As much as artists such as Fripp and de Neuville shaped the Victorian British view of the Zulu War, in the twentieth century it was the cinema that gave subsequent generations its impressions of the conflict. While Cy Endfield's 1964 film Zulu is the 'classic' version of the story of Rorke's Drift, it was by no means the first film on the subject, as the Edison film company produced a silent movie, Rorke's Drift, as early as 1914 - though it was filmed entirely in Florida. Nor was Zulu Dawn the only movie on Isandlwana - Symbol of Sacrifice covered that subject in 1918.
By discussing Victorian and present-day perceptions of the Anglo-Zulu War, and the treatment of the war by the mass media, as well as relating some of the extraordinary details of the events of 1879 and the people who took part, Ian Knight has given us a very broad picture of this campaign and its place in military and indeed cultural history. It is a pity, though, that Knight's book has no general section on the literature of the Zulu War - novels are hardly mentioned - but at least there is a good section on Rider Haggard and the part that his African stories played in shaping our view of the Zulus and their cause (while an ardent British Imperialist he was also intensely sympathetic toward the Zulus, and saw British colonial policy in Southern Africa as a failure of the British Empire to fulfil its true ideals and aspirations).
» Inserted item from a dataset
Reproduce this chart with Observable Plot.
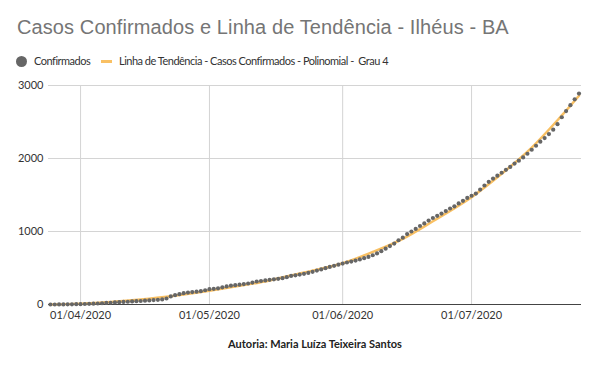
<!DOCTYPE html>
<html><head><meta charset="utf-8">
<script src="https://cdn.jsdelivr.net/npm/d3@7"></script>
<script src="https://cdn.jsdelivr.net/npm/@observablehq/plot@0.6"></script>
<style>
body{margin:0;background:#fff;}
#wrap{position:relative;width:600px;height:371px;overflow:hidden;background:#fff;}
#title{position:absolute;left:17px;top:16px;font:20px "Liberation Sans",Arial,sans-serif;color:#757575;white-space:nowrap;letter-spacing:0.1px;}
#legend{position:absolute;left:0;top:53px;width:600px;height:18px;font:11px Lato,"Open Sans",sans-serif;color:#333;white-space:nowrap;letter-spacing:-0.5px;}
#legend .dot{position:absolute;left:16px;top:3px;width:11px;height:11px;border-radius:50%;background:#666;}
#legend .t1{position:absolute;left:34px;top:1px;}
#legend .sw{position:absolute;left:101px;top:7px;width:11px;height:3px;background:#F9C063;}
#legend .t2{position:absolute;left:119px;top:1px;}
#chart{position:absolute;left:0;top:70px;}
#caption{position:absolute;left:0;width:630px;top:337px;text-align:center;font:bold 11px Lato,"Open Sans",sans-serif;color:#222;}
</style></head>
<body>
<div id="wrap">
<div id="title">Casos Confirmados e Linha de Tendência - Ilhéus - BA</div>
<div id="legend"><span class="dot"></span><span class="t1">Confirmados</span><span class="sw"></span><span class="t2">Linha de Tendência - Casos Confirmados - Polinomial -&nbsp; Grau 4</span></div>
<div id="chart"></div>
<div id="caption">Autoria: Maria Luíza Teixeira Santos</div>
</div>
<script>
// daily cumulative confirmed cases, 25/03/2020 .. 26/07/2020
const startDate = "2020-03-25";
const confirmados = [
  0,0,1,1,2,3,4,
  5,7,9,11,14,17,21,24,28,32,35,38,42,45,48,52,56,60,64,70,82,110,128,142,155,163,170,176,183,195,
  210,215,222,235,248,258,265,272,280,288,300,315,322,330,338,345,352,360,375,392,400,410,420,432,448,465,480,498,515,530,545,
  560,575,588,602,618,635,652,675,700,730,765,800,835,880,915,965,1000,1035,1075,1110,1150,1185,1215,1245,1280,1315,1345,1385,1420,1460,
  1490,1520,1575,1630,1680,1725,1765,1805,1845,1885,1930,1970,2015,2065,2120,2175,2230,2280,2335,2395,2470,2565,2650,2730,2810,2890
];
// trend line (polynomial degree 4) read at sample dates
const trendDates = ["2020-03-25","2020-04-01","2020-04-08","2020-04-15","2020-04-22","2020-05-01","2020-05-08","2020-05-15","2020-05-22","2020-06-01","2020-06-08","2020-06-15","2020-06-22","2020-07-01","2020-07-08","2020-07-15","2020-07-22","2020-07-26"];
const trendValues = [0,12,35,68,112,188,255,330,425,565,720,900,1140,1470,1790,2150,2590,2860];
const xTicks = ["2020-04-01","2020-05-01","2020-06-01","2020-07-01"];
const yTicks = [0,1000,2000,3000];

const t0 = new Date(startDate + "T00:00:00Z");
const pts = confirmados.map((v,i)=>({date:new Date(t0.getTime()+i*864e5), v}));
const trend = trendDates.map((d,i)=>({date:new Date(d+"T00:00:00Z"), v:trendValues[i]}));
const xt = xTicks.map(d=>new Date(d+"T00:00:00Z"));

const chart = Plot.plot({
  width:600, height:262,
  marginTop:15, marginBottom:28, marginLeft:48, marginRight:19,
  style:{fontFamily:"Lato, 'Open Sans', sans-serif", fontSize:"11px", color:"#333", background:"#fff"},
  x:{type:"utc", domain:[new Date(Date.UTC(2020,2,24,13)), new Date(Date.UTC(2020,6,26,14))]},
  y:{domain:[0,3000]},
  marks:[
    Plot.gridY(yTicks,{stroke:"#d4d4d4", strokeOpacity:1}),
    Plot.gridX(xt,{stroke:"#d4d4d4", strokeOpacity:1}),
    Plot.ruleY([0],{stroke:"#444"}),
    Plot.axisY(yTicks,{tickSize:0, tickPadding:5, label:null, tickFormat:d3.format("d"), fill:"#333"}),
    Plot.axisX(xt,{tickSize:0, tickPadding:7, label:null, tickFormat:d3.utcFormat("%d/%m/%Y"), fill:"#333"}),
    Plot.line(trend,{x:"date", y:"v", stroke:"#F9C063", strokeWidth:2.5, curve:"catmull-rom"}),
    Plot.dot(pts,{x:"date", y:"v", r:2.1, fill:"#666", stroke:"none"})
  ]
});
document.getElementById("chart").appendChild(chart);
</script>
</body></html>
Haggard's successful evocation of Africa in his writing - not least in King Solomon's Mines, The Witch's Head, and in his trilogy Marie, Child of the Storm and Finished - all owed much to the camp-fire tales of Shaka and Cetshwayo that he heard in South Africa in the 1870s and '80s.
As with Rider Haggard, it is evident from Ian Knight's prolific yet consistently impressive output on the subject of the Zulus that he is determined to be their champion as well as their principal British chronicler. Companion to the Anglo-Zulu War is essential reading for anyone with even the remotest interest in this subject.